Book Review: An Echo in the Bone by Diana Gabaldon

Title: An Echo in the Bone
Series: Outlander #7
Author: Diana Gabaldon
Rating: 4 out of 5 stars
Published: 09/22/2009
Publisher: Delacorte Press
Genre(s): Historical Fiction, Fantasy, Romance

DESCRIPTION

In this new epic of imagination, time travel, and adventure, Diana Gabaldon continues the riveting story begun in Outlander.

Jamie Fraser is an eighteenth-century Highlander, an ex-Jacobite traitor, and a reluctant rebel in the American Revolution. His wife, Claire Randall Fraser, is a surgeon—from the twentieth century. What she knows of the future compels him to fight. What she doesn’t know may kill them both.

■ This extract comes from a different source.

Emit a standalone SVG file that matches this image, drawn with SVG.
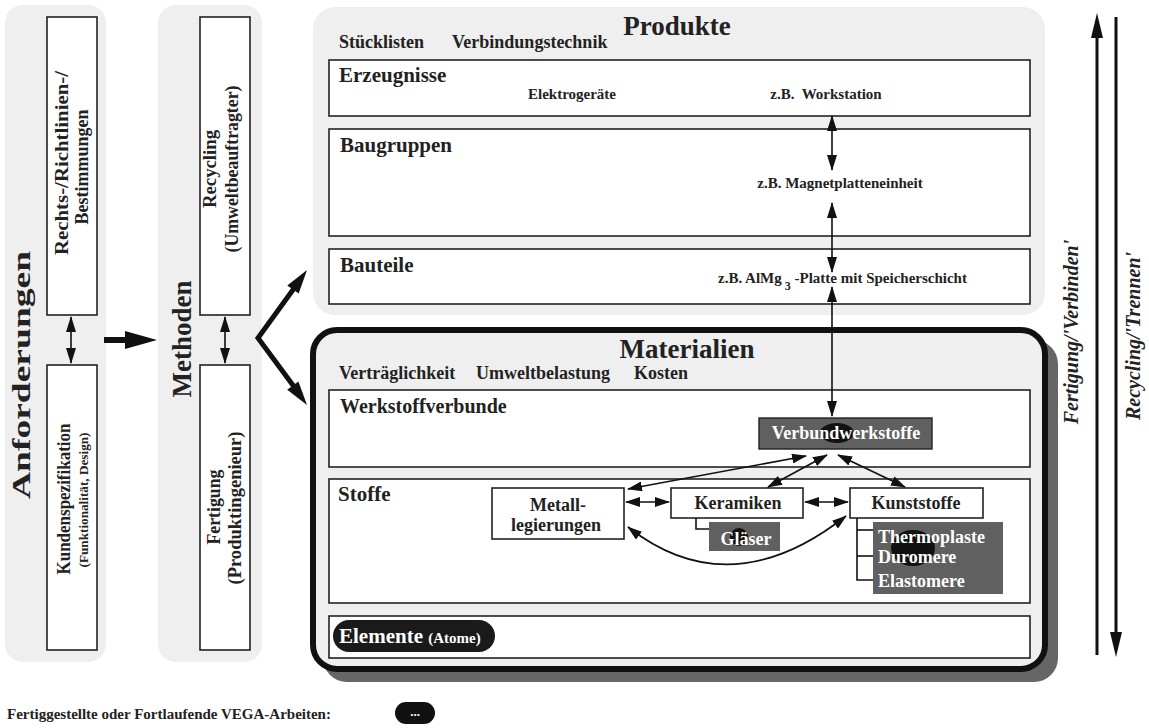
<svg xmlns="http://www.w3.org/2000/svg" width="1149" height="728" viewBox="0 0 1149 728">
<defs>
<style>
text{font-family:"Liberation Serif","Times New Roman",serif;font-weight:bold;fill:#222}
.panel{fill:#efefef}
.box{fill:#fff;stroke:#222;stroke-width:1.6}
.ln{stroke:#111;stroke-width:1.6;fill:none}
.mid{text-anchor:middle}
.it{font-style:italic}
</style>
<marker id="a" markerUnits="userSpaceOnUse" markerWidth="16" markerHeight="10" viewBox="0 0 16 10" refX="15" refY="5" orient="auto-start-reverse"><path d="M0,0 L16,5 L0,10 z" fill="#111"/></marker>
<marker id="b" markerUnits="userSpaceOnUse" markerWidth="15" markerHeight="10" viewBox="0 0 15 10" refX="14" refY="5" orient="auto-start-reverse"><path d="M0,0 L15,5 L0,10 z" fill="#111"/></marker>
</defs>

<g id="anforderungen">
<rect class="panel" x="5" y="5" width="101" height="657" rx="18"/>
<text class="mid" font-size="26" textLength="248" lengthAdjust="spacingAndGlyphs" transform="translate(30,375) rotate(-90)">Anforderungen</text>
</g>
<g id="rechts">
<rect class="box" x="47" y="17" width="50" height="298"/>
<text class="mid" font-size="18" textLength="184" lengthAdjust="spacingAndGlyphs" transform="translate(68,163) rotate(-90)">Rechts-/Richtlinien-/</text>
<text class="mid" font-size="18" textLength="115" lengthAdjust="spacingAndGlyphs" transform="translate(88,167) rotate(-90)">Bestimmungen</text>
</g>
<g id="kunden">
<rect class="box" x="47" y="365" width="50" height="285"/>
<text class="mid" font-size="18" textLength="151" lengthAdjust="spacingAndGlyphs" transform="translate(70,499) rotate(-90)">Kundenspezifikation</text>
<text class="mid" font-size="13" textLength="135" lengthAdjust="spacingAndGlyphs" transform="translate(88,500) rotate(-90)">(Funktionalität, Design)</text>
</g>

<g id="methoden">
<rect class="panel" x="158" y="5" width="104" height="657" rx="18"/>
<text class="mid" font-size="27" textLength="117" lengthAdjust="spacingAndGlyphs" transform="translate(191,339) rotate(-90)">Methoden</text>
</g>
<g id="recycling">
<rect class="box" x="200" y="17" width="50" height="298"/>
<text class="mid" font-size="18" textLength="78" lengthAdjust="spacingAndGlyphs" transform="translate(216,169) rotate(-90)">Recycling</text>
<text class="mid" font-size="18" textLength="167" lengthAdjust="spacingAndGlyphs" transform="translate(238,169) rotate(-90)">(Umweltbeauftragter)</text>
</g>
<g id="fertigung">
<rect class="box" x="200" y="365" width="50" height="285"/>
<text class="mid" font-size="18" textLength="75" lengthAdjust="spacingAndGlyphs" transform="translate(220,507) rotate(-90)">Fertigung</text>
<text class="mid" font-size="18" textLength="153" lengthAdjust="spacingAndGlyphs" transform="translate(241,508) rotate(-90)">(Produktingenieur)</text>
</g>

<g id="produkte">
<rect class="panel" x="313" y="7" width="732" height="308" rx="22"/>
<text class="mid" font-size="27" x="677" y="35">Produkte</text>
<text font-size="18" x="339" y="48">Stücklisten</text>
<text font-size="18" x="452" y="48">Verbindungstechnik</text>
</g>
<g id="erzeugnisse">
<rect class="box" x="329" y="60" width="701" height="56"/>
<text font-size="21" x="339" y="82">Erzeugnisse</text>
<text class="mid" font-size="15" x="572" y="99">Elektrogeräte</text>
<text class="mid" font-size="15" x="826" y="99" xml:space="preserve">z.B.  Workstation</text>
</g>
<g id="baugruppen">
<rect class="box" x="329" y="129" width="701" height="107"/>
<text font-size="21" x="340" y="152">Baugruppen</text>
<text class="mid" font-size="15" x="840" y="188">z.B. Magnetplatteneinheit</text>
</g>
<g id="bauteile">
<rect class="box" x="329" y="249" width="701" height="55"/>
<text font-size="21" x="340" y="272">Bauteile</text>
<text font-size="15" x="718" y="283">z.B. AlMg<tspan dx="3" dy="7" font-size="12">3</tspan><tspan dy="-7"> -Platte mit Speicherschicht</tspan></text>
</g>

<g id="materialien">
<rect x="323" y="340" width="735" height="342" rx="24" fill="#666"/>
<rect x="313" y="330" width="732" height="339" rx="24" fill="#efefef" stroke="#111" stroke-width="6"/>
<text class="mid" font-size="27" x="687" y="358">Materialien</text>
<text font-size="18" x="339" y="379">Verträglichkeit</text>
<text font-size="18" x="476" y="379">Umweltbelastung</text>
<text font-size="18" x="634" y="379">Kosten</text>
</g>
<g id="werkstoffverbunde">
<rect class="box" x="329" y="390" width="701" height="77"/>
<text font-size="20" x="340" y="413">Werkstoffverbunde</text>
</g>
<g id="verbundwerkstoffe">
<rect x="759" y="418" width="173" height="31" fill="#606060" stroke="#222" stroke-width="1.4"/>
<ellipse cx="837" cy="433" rx="17" ry="10" fill="#111"/>
<text class="mid" font-size="18" x="846" y="439" style="fill:#fff">Verbundwerkstoffe</text>
</g>
<g id="stoffe">
<rect class="box" x="329" y="479" width="701" height="124"/>
<text font-size="21" x="338" y="501">Stoffe</text>
</g>
<g id="metall">
<rect class="box" x="492" y="488" width="132" height="51"/>
<text class="mid" font-size="18" x="558" y="511">Metall-</text>
<text class="mid" font-size="18" x="556" y="531">legierungen</text>
</g>
<g id="keramiken">
<rect class="box" x="671" y="488" width="132" height="30"/>
<text class="mid" font-size="18" x="738" y="509">Keramiken</text>
</g>
<g id="glaeser">
<rect x="709" y="522" width="71" height="29" fill="#606060"/>
<circle cx="739" cy="537" r="9" fill="#111"/>
<text class="mid" font-size="18" x="746" y="545" style="fill:#fff">Gläser</text>
</g>
<g id="kunststoffe">
<rect class="box" x="850" y="488" width="133" height="30"/>
<text class="mid" font-size="18" x="916" y="509">Kunststoffe</text>
</g>
<g id="kunststoffarten">
<rect x="873" y="522" width="130" height="72" fill="#606060"/>
<ellipse cx="913" cy="548" rx="22" ry="18" fill="#111"/>
<text font-size="18" x="878" y="543" style="fill:#fff">Thermoplaste</text>
<text font-size="18" x="878" y="563" style="fill:#fff">Duromere</text>
<text font-size="18" x="878" y="587" style="fill:#fff">Elastomere</text>
</g>
<g id="elemente">
<rect class="box" x="329" y="616" width="701" height="42"/>
<rect x="333" y="620" width="162" height="32" rx="16" fill="#1a1a1a"/>
<text font-size="21" x="339" y="643" style="fill:#fff">Elemente <tspan font-size="15">(Atome)</tspan></text>
</g>

<g id="axes">
<text class="mid it" font-size="20" transform="translate(1078,332) rotate(-90)">Fertigung/'Verbinden'</text>
<text class="mid it" font-size="20" transform="translate(1140,336) rotate(-90)">Recycling/'Trennen'</text>
</g>

<g id="legend">
<text font-size="15" x="7" y="719">Fertiggestellte oder Fortlaufende VEGA-Arbeiten:</text>
<rect x="395" y="702" width="40" height="22" rx="11" fill="#111"/>
<text class="mid" font-size="13" x="415" y="716" style="fill:#fff">...</text>
</g>

<g id="connectors">
<line class="ln" x1="71" y1="317" x2="71" y2="363" stroke-width="2" marker-start="url(#a)" marker-end="url(#a)"/>
<line class="ln" x1="225" y1="317" x2="225" y2="363" stroke-width="2" marker-start="url(#a)" marker-end="url(#a)"/>
<polygon points="104,337 125,337 125,331 157,340 125,349 125,343 104,343" fill="#111"/>
<path d="M295,287 L258,338 L295,388" fill="none" stroke="#111" stroke-width="5"/>
<polygon points="307,270 298.7,293.6 287.3,285.4" fill="#111"/>
<polygon points="307,405 298.4,381.5 287.2,389.7" fill="#111"/>
<line class="ln" x1="832" y1="116" x2="832" y2="170" marker-start="url(#a)" marker-end="url(#a)"/>
<line class="ln" x1="832" y1="203" x2="832" y2="272" marker-start="url(#a)" marker-end="url(#a)"/>
<line class="ln" x1="832" y1="287" x2="832" y2="416" marker-start="url(#a)" marker-end="url(#a)"/>
<line class="ln" x1="626" y1="502" x2="669" y2="502" marker-start="url(#b)" marker-end="url(#b)"/>
<line class="ln" x1="805" y1="502" x2="848" y2="502" marker-start="url(#b)" marker-end="url(#b)"/>
<line class="ln" x1="628" y1="489" x2="806" y2="456" marker-start="url(#b)" marker-end="url(#b)"/>
<line class="ln" x1="768" y1="487" x2="827" y2="455" marker-start="url(#b)" marker-end="url(#b)"/>
<line class="ln" x1="838" y1="455" x2="905" y2="487" marker-start="url(#b)" marker-end="url(#b)"/>
<path class="ln" d="M628,527 Q730,607 846,516" marker-start="url(#b)" marker-end="url(#b)"/>
<polyline class="ln" points="696,518 696,529 709,529"/>
<polyline class="ln" points="857,518 857,580 873,580"/>
<line class="ln" x1="857" y1="530" x2="873" y2="530"/>
<line class="ln" x1="857" y1="556" x2="873" y2="556"/>
<line x1="1097" y1="655" x2="1097" y2="36" stroke="#111" stroke-width="3"/>
<polygon points="1097,13 1091,38 1103,38" fill="#111"/>
<line x1="1116" y1="17" x2="1116" y2="634" stroke="#111" stroke-width="3"/>
<polygon points="1116,657 1110,632 1122,632" fill="#111"/>
</g>
</svg>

With one foot in America and one foot in Scotland, Jamie and Claire’s adventure spans the Revolution, from sea battles to printshops, as their paths cross with historical figures from Benjamin Franklin to Benedict Arnold.

Meanwhile, in the relative safety of the twentieth century, their daughter, Brianna, and her husband experience the unfolding drama of the Revolutionary War through Claire’s letters. But the letters can’t warn them of the threat that’s rising out of the past to overshadow their family.

MY THOUGHTS

Although not as amazing to me as the previous book, A Breath of Snow and Ashes, An Echo in the Bone is nonetheless historically dramatic, heart-wrenching, and romantic. The unsettling and suspenseful ending has me wanting to read the excerpts and quotes shared by Diana Gabaldon from Book Eight.

What a journey!

Comments

Luxembourg said…
Each of the books in the Outlander series causes havoc in my life because I can't put them down until I am done reading the whole book. Unfortunately, this book did not follow suite, taking me several weeks to read as it was completely disappointing and boring. Talk about choppy chapters, way too many characters that weren't developed and history that droned on and on with information that I learned back in elementary school. Where was the passion of the characters from the previous books and why were Jamie and Claire given only minor roles? This book was an introduction to sell her new Lord Grey book coming out in 2010 - come on! What about the inconsistencies from the previous books - I kept going back to them to make sure I hadn't forgotten a story. Jamie on the ocean not having seasickness; Claire sleeping with Lord Grey - get real; and taking ¾ of the book to get them to Scotland and then only spending a few pages on that part of the story. Who wrote this book and better yet, who edited it.